- _DESCRIPTION OF THE TASK_
Without the pictures, print the lines running from the beginning of the material to the line containing "import plotly.graph_objects as go", both ends included.

--- Begin INFORMATION SUPPLIED ---

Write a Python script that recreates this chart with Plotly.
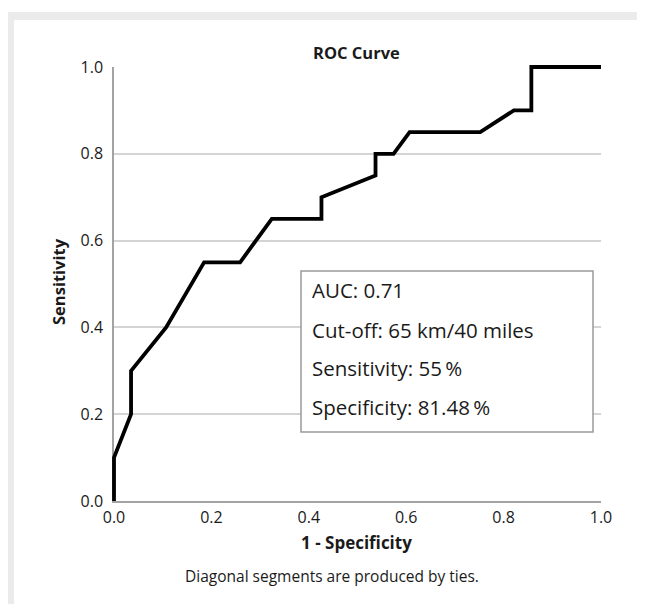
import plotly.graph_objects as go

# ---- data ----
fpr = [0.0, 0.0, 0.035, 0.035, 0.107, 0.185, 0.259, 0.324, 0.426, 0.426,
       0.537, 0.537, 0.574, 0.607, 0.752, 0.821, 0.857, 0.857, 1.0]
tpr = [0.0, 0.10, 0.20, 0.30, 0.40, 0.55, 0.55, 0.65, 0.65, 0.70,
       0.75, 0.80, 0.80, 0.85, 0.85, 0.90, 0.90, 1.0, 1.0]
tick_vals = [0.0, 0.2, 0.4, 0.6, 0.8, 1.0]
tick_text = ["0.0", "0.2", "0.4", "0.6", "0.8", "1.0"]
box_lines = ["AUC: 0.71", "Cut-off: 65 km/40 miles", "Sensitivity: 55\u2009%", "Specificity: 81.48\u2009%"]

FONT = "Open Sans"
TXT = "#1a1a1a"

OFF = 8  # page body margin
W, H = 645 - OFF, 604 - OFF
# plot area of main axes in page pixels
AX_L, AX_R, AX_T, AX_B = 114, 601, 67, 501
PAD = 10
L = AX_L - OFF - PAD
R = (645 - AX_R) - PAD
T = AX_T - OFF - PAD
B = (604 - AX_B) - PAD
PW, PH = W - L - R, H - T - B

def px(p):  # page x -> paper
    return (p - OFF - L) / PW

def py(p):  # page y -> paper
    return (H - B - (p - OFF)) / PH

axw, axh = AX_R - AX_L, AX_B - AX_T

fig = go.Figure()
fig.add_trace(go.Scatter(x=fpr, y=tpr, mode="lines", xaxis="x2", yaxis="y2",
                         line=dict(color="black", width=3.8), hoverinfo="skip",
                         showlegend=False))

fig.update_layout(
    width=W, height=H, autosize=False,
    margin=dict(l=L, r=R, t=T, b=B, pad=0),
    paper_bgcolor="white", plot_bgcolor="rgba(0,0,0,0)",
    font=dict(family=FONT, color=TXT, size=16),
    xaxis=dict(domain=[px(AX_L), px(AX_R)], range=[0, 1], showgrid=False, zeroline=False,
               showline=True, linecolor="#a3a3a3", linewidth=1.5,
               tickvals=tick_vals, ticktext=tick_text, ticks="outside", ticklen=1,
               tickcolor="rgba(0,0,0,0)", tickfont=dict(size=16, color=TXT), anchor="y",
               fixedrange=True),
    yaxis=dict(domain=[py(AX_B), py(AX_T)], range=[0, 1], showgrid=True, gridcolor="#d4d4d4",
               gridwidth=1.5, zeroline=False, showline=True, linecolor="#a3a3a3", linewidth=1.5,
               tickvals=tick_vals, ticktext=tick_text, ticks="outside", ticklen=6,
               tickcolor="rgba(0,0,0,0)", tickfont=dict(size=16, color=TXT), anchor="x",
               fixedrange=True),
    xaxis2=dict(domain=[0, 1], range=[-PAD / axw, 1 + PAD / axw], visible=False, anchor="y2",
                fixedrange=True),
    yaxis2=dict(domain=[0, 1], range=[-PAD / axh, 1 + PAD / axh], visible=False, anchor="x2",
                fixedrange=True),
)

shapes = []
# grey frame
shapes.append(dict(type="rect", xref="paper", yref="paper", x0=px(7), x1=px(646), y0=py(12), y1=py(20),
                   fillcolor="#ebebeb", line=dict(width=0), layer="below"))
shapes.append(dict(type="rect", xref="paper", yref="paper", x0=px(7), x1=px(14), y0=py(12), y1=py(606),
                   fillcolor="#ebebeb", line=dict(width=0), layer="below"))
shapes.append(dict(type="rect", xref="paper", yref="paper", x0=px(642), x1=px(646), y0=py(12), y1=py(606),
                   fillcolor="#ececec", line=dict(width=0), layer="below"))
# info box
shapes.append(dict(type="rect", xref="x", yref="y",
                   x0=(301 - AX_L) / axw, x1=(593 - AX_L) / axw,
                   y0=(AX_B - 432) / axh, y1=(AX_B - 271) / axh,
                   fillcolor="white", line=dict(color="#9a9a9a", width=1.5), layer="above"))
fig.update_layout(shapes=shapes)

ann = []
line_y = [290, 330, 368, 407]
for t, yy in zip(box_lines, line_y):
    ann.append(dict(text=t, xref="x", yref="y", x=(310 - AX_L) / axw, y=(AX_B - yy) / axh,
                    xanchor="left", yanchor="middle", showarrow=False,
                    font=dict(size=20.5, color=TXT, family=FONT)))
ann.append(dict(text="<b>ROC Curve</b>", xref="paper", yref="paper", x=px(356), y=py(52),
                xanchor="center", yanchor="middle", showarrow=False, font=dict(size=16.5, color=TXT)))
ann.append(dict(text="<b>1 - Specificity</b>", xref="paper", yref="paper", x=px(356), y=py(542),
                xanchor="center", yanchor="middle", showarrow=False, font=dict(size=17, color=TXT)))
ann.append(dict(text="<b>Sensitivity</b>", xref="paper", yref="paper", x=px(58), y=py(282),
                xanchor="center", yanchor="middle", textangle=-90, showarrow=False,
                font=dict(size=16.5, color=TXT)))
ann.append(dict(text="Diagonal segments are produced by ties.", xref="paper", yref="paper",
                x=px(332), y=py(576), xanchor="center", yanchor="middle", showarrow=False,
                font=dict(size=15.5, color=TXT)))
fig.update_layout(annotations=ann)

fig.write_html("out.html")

--- End INFORMATION SUPPLIED ---

- _EXERCISE RESULT_
Write a Python script that recreates this chart with Plotly.
import plotly.graph_objects as go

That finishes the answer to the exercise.